# EXERCISE TASK:
In the data, extract each line that holds the string "with".

# INFORMATION PROVIDED:
⁂

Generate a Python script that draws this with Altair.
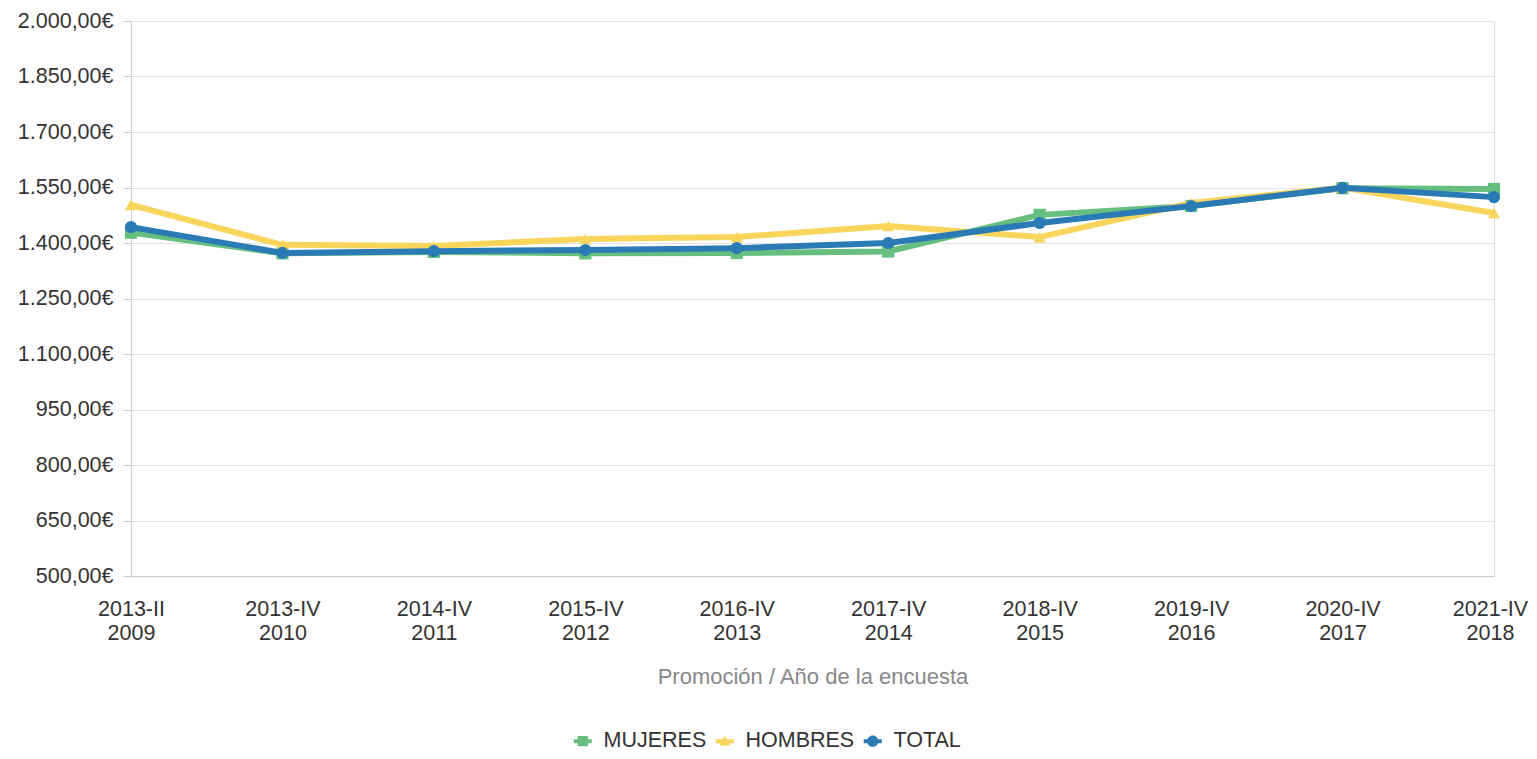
import altair as alt
import pandas as pd

categories = ["2013-II|2009", "2013-IV|2010", "2014-IV|2011", "2015-IV|2012", "2016-IV|2013",
              "2017-IV|2014", "2018-IV|2015", "2019-IV|2016", "2020-IV|2017", "2021-IV|2018"]
mujeres = [1428, 1372, 1376, 1372, 1373, 1377, 1476, 1500, 1548, 1546]
hombres = [1503, 1395, 1392, 1411, 1416, 1446, 1416, 1508, 1550, 1481]
total = [1443, 1373, 1378, 1381, 1386, 1400, 1454, 1500, 1549, 1524]

series_names = ["MUJERES", "HOMBRES", "TOTAL"]
series_colors = ["#67BF7F", "#F9D55C", "#2A7BB5"]
series_shapes = ["square", "triangle-up", "circle"]
y_ticks = [500, 650, 800, 950, 1100, 1250, 1400, 1550, 1700, 1850, 2000]

rows = []
for name, vals in zip(series_names, [mujeres, hombres, total]):
    for c, v in zip(categories, vals):
        rows.append({"cat": c, "serie": name, "valor": v})
df = pd.DataFrame(rows)

FS = 21.5

# legend glyphs (unit = 8 px with symbolSize 256): line segment + marker
line_path = "M-1.125,-0.25H1.125V0.25H-1.125Z"
legend_paths = [
    line_path + " M-0.65,-0.65H0.65V0.65H-0.65Z",
    line_path + " M0,-0.7L0.7,0.55H-0.7Z",
    line_path + " M-0.7,0A0.7,0.7 0 1,1 0.7,0A0.7,0.7 0 1,1 -0.7,0Z",
]

x_enc = alt.X("cat:N", sort=categories,
              scale=alt.Scale(type="point", padding=0),
              axis=alt.Axis(title="Promoción / Año de la encuesta",
                            labelExpr="split(datum.label, '|')",
                            labelOffset={"condition": {"test": "datum.value == '2021-IV|2018'", "value": -4},
                                         "value": 0},
                            labelAngle=0, labelFontSize=FS, labelColor="#333333",
                            labelLineHeight=24, labelPadding=22, ticks=False,
                            domainColor="#cccccc", grid=False,
                            titleFontSize=22, titleColor="#888888", titleFontWeight="normal",
                            titlePadding=23))
y_enc = alt.Y("valor:Q",
              scale=alt.Scale(domain=[500, 2000], nice=False, zero=False),
              axis=alt.Axis(title=None, values=y_ticks,
                            labelExpr="replace(replace(replace(format(datum.value, ',.2f'), ',', '#'), '.', ','), '#', '.') + '€'",
                            labelFontSize=FS, labelColor="#333333", labelPadding=10,
                            tickSize=8, tickColor="#cccccc", domainColor="#cccccc",
                            gridColor="#e3e3e3"))

layers = []
for name, col, shp in zip(series_names, series_colors, series_shapes):
    sub = alt.Chart(df).transform_filter(alt.datum.serie == name)
    layers.append(sub.mark_line(strokeWidth=6, color=col).encode(x=x_enc, y=y_enc))
    layers.append(sub.mark_point(filled=True, size=150, opacity=1, shape=shp, color=col)
                  .encode(x=x_enc, y=y_enc))

leg = alt.Legend(title=None, orient="none", direction="horizontal",
                 legendX=441, legendY=709,
                 labelFontSize=FS, labelColor="#333333",
                 symbolSize=256, labelOffset=10, columnPadding=7)

legend_layer = alt.Chart(df).transform_filter("false").mark_point(filled=True, opacity=1).encode(
    x=x_enc, y=y_enc,
    color=alt.Color("serie:N", scale=alt.Scale(domain=series_names, range=series_colors), legend=leg),
    shape=alt.Shape("serie:N", scale=alt.Scale(domain=series_names, range=legend_paths), legend=leg),
)
layers.append(legend_layer)

chart = alt.layer(*layers).properties(
    width=1363, height=555,
    autosize=alt.AutoSizeParams(type="none"),
    padding={"left": 123, "top": 13, "right": 35, "bottom": 176},
).configure_view(stroke=None).configure(font="Liberation Sans")

chart.save("out.html", embed_options={"renderer": "svg", "actions": False})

⁂

# REPLY TO THE TASK:
Generate a Python script that draws this with Altair.
# legend glyphs (unit = 8 px with symbolSize 256): line segment + marker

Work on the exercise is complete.